Missouri Military Academy cadets looking to add to their musical repertoire have a new option of study this year — the bagpipes. Bagpipes are the newest addition to MMA’s music curriculum which includes the MMA band, jazz band, choir, marching band and orchestra.
Why bagpipes at MMA?
Bagpiping has a long history in the United States, dating back to the country’s birth when Scottish immigrants brought them over. Music from the bagpipe symbolizes respect and honor, and pipe bands encourage teamwork, confidence, discipline, friendship, a sense of pride in dress and appearance, and emphasize tradition — all of which are particularly fitting with MMA’s military education hallmarks.
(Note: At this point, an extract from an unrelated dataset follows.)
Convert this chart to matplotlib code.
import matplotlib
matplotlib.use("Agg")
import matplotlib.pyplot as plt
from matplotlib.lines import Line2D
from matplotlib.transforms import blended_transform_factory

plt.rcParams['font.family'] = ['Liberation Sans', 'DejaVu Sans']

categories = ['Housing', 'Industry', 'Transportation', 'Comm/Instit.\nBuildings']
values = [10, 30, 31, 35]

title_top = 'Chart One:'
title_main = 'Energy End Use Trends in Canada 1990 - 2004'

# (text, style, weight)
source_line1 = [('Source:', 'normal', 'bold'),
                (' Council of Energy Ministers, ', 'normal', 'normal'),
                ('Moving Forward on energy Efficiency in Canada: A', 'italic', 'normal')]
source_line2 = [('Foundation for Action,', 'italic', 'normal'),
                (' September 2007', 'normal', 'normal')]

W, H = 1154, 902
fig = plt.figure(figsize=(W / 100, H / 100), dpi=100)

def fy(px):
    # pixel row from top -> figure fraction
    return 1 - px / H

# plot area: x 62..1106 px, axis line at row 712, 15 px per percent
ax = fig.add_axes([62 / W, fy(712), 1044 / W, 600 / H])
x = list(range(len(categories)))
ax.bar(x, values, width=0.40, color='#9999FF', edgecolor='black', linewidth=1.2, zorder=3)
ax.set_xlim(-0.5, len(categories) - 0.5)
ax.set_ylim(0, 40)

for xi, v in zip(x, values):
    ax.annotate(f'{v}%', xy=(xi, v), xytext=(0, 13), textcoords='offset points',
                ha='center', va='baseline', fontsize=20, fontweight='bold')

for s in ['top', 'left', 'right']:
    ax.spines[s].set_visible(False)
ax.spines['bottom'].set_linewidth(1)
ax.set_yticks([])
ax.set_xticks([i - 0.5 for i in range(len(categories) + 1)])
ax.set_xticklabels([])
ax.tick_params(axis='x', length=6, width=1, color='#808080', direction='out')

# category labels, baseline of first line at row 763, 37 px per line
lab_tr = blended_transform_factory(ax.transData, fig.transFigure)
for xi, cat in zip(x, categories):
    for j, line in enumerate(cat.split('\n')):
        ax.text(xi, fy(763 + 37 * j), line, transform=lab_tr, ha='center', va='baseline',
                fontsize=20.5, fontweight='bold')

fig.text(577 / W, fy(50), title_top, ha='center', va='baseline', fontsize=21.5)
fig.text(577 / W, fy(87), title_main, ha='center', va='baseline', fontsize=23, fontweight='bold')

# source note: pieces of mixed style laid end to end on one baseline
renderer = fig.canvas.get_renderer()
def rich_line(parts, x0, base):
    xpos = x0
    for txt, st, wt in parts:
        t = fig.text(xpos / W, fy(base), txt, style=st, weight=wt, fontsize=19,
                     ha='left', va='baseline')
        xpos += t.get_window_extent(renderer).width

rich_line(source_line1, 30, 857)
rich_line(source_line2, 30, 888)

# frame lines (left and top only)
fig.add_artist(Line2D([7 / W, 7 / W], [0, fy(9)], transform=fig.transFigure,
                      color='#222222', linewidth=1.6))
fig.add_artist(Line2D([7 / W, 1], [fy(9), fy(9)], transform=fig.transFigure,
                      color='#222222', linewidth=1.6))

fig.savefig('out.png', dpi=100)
“Pipers have been renowned throughout military history and have left an indelible mark,” Pipe Major Brian Donaldson, music instructor for the bagpipe course, said. “It is a great pleasure for me to see MMA cadets playing this unique instrument diligently and enjoying the experience.”
Cadets who have chosen the class cite the desire to learn something new.
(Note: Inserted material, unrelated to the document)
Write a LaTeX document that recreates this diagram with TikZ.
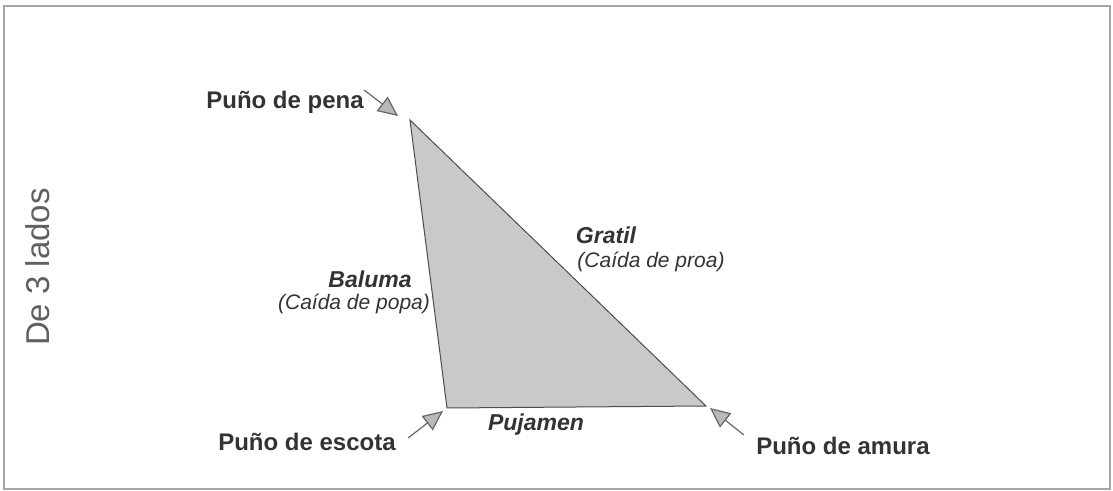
\documentclass[tikz,border=0pt]{standalone}
\usepackage{fontspec}
\setmainfont{Liberation Sans}
\usetikzlibrary{arrows.meta}
\definecolor{ink}{HTML}{333333}
\definecolor{sail}{HTML}{C9C9C9}
\begin{document}
\begin{tikzpicture}[x=0.5pt,y=-0.5pt,
    corner/.style={font=\fontsize{12}{14}\selectfont\bfseries, text=ink, inner sep=0pt},
    side/.style={font=\fontsize{11.5}{13}\selectfont\bfseries\itshape, text=ink, inner sep=0pt},
    alias/.style={font=\fontsize{10.5}{12}\selectfont\itshape, text=ink, inner sep=0pt},
    pointer/.style={draw=gray!80!black, line width=0.6pt, -{Triangle[length=10pt,width=9pt,fill=gray!55]}}]
    \useasboundingbox (0,0) rectangle (1113,491);
    \draw[gray!70, line width=0.6pt] (4,6) rectangle (1110,489);
    \coordinate (top) at (410,120);
    \coordinate (clew) at (447,408);
    \coordinate (tack) at (706,406);
    \filldraw[fill=sail, draw=gray!60!black, line width=0.5pt] (top) -- (clew) -- (tack) -- cycle;
    \node[corner] (pena) at (285,102) {Puño de pena};
    \node[corner] (escota) at (307,442) {Puño de escota};
    \node[corner] (amura) at (843,446) {Puño de amura};
    \coordinate (pena-tip) at (398,116);
    \coordinate (escota-tip) at (443,411);
    \coordinate (amura-tip) at (710,408);
    \draw[pointer] (pena.east) ++(0,-12) coordinate (pena-tail) -- (pena-tip);
    \draw[pointer] (escota.east) ++(12,-4) coordinate (escota-tail) -- (escota-tip);
    \draw[pointer] (amura.west) ++(-12,-11) coordinate (amura-tail) -- (amura-tip);
    \node[side] (gratil) at (606,235) {Gratil};
    \node[alias] (proa) at (651,262) {(Caída de proa)};
    \node[side] (baluma) at (370,279) {Baluma};
    \node[alias] (popa) at (354,304) {(Caída de popa)};
    \node[side] (pujamen) at (536,425) {Pujamen};
    \node[rotate=90, text=gray!75!black, font=\fontsize{16.5}{18}\selectfont, inner sep=0pt] (tipo) at (38,267) {De 3 lados};
\end{tikzpicture}
\end{document}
“I thought it would be fun to try something different,” said Cadet Lucas Santiago from Chicago, Illinois. Santiago also plays the cello, trumpet and drums.
“I wanted something new,” Cadet Eli Asberry from Columbia, Missouri, said. Asberry plays the percussion, and he says he enjoys the small class size for MMA’s bagpipe class.
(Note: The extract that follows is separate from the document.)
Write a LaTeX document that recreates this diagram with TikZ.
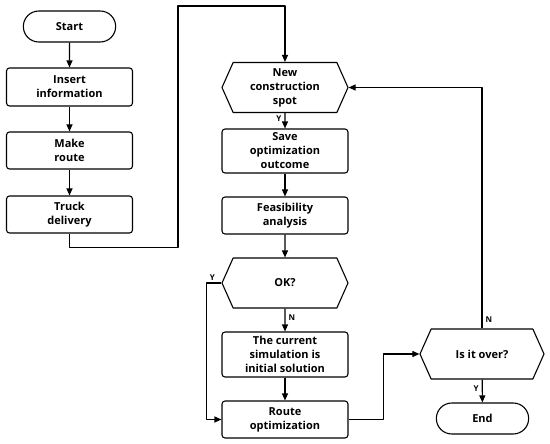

What it’s like to learn the bagpipes
Cadets who participate in the bagpipe course learn to master the art of playing the Great Highland Bagpipes. First, cadets are taught finger discipline, learning a series of finger dexterity exercises using a practice chanter – a double-reed woodwind instrument that mimics bagpipes but requires less blowing, making them easier to play and practice with. They also learn theory of bagpipe music, and how to read and write music into staff notation. Eventually, cadets progress onto the bagpipes. They begin by familiarizing themselves with the instrument, learning the blowing technique and how to maintain steady pressure throughout the air reservoir (bag), before going on to play music.
“Cadets tend to think that playing the bagpipes looks easier than they actually are, but it’s actually one of the most difficult instruments to master,” said Donaldson. “However, when we get down to the nitty gritty, I find that they rise to the challenge.”
Bagpipes and college opportunities
In addition to teaching a complex new skill and nurturing their character development, cadets will have a number of opportunities to benefit from this bagpipe program as they progress into college. Not only does their knowledge in bagpipes qualify them for niche scholarship opportunities, many universities offer bagpipe studies, including Carnegie Mellon University in Pittsburg, Lyon College in Arkansas and The University of California Riverside.
Growing the MMA bagpipe program
“I am proud to say [MMA's bagpipe program] is doing extremely well. However, to be able to move forward, we need to be able to buy bagpipes. For that, we need the assistance of the MMA community,” said Donaldson. “We also need to be able to buy the kilted uniform, which includes a jacket, belt, kilt, sporran, socks and shoes. Any assistance would be appreciated and help contribute to cadets’ unique learning experience.”
Parents, alumni and friends of the Academy looking to support the bagpipe program and the Academy Pipe Band can help by donating funds for the purchase of pipes and kilted uniforms here.
Play the video below to learn more about growing the bagpipe program.
About Pipe Major Donaldson
Highly qualified, Pipe Major Donaldson leads the bagpipe course with over 30 years of piping experience.
Born in Cardenden, Scotland, Donaldson was taught to play the bagpipes by his father, a renown piper and teacher, Andrew Donaldson. Following his formal piping education at the Institute of Piping and the Army School of Piping, he apprenticed as a bagpipe maker in Edinburgh at Inveran House under the guidance of master bagpipe-maker Jimmy Tweedie. In 1998, he became Pipe Major at the Army Training Regiment Glencourse. Eventually the military centralized all army piping and drumming, and Donaldson served 22 years of military service at the Army School of Bagpipe & Highland Drumming at Inchdrewer House in Edinburgh.
Throughout his military career, Donaldson has become one of the most renowned pipers in the British Army. His awards and recognitions include the Gold Medal Oban, the Gold Medal and 2 Clasps at Skye, the Bratach Gorm (The McCrimmon Banner) London, 2nd in the Gold Medal at the Northern Meetings, the Donald Macdonald Quaich, the MSR Argyllshire Gathering and more.
He has also participated in noteworthy engagements such as the Edinburgh Military Tattoos, Berlin Military Tattoos, Trooping’s of the Color (Her Majesty the Queen’s Birthday Parade), Beating the Retreat Pageants on Horse Guards London, and State Opening of Parliament Parades. On several occasions, he has also played for Her Majesty Queen Elizabeth II at State Banquets in Buckingham Palace, Windsor Castle and at dinners on Balmoral Estate.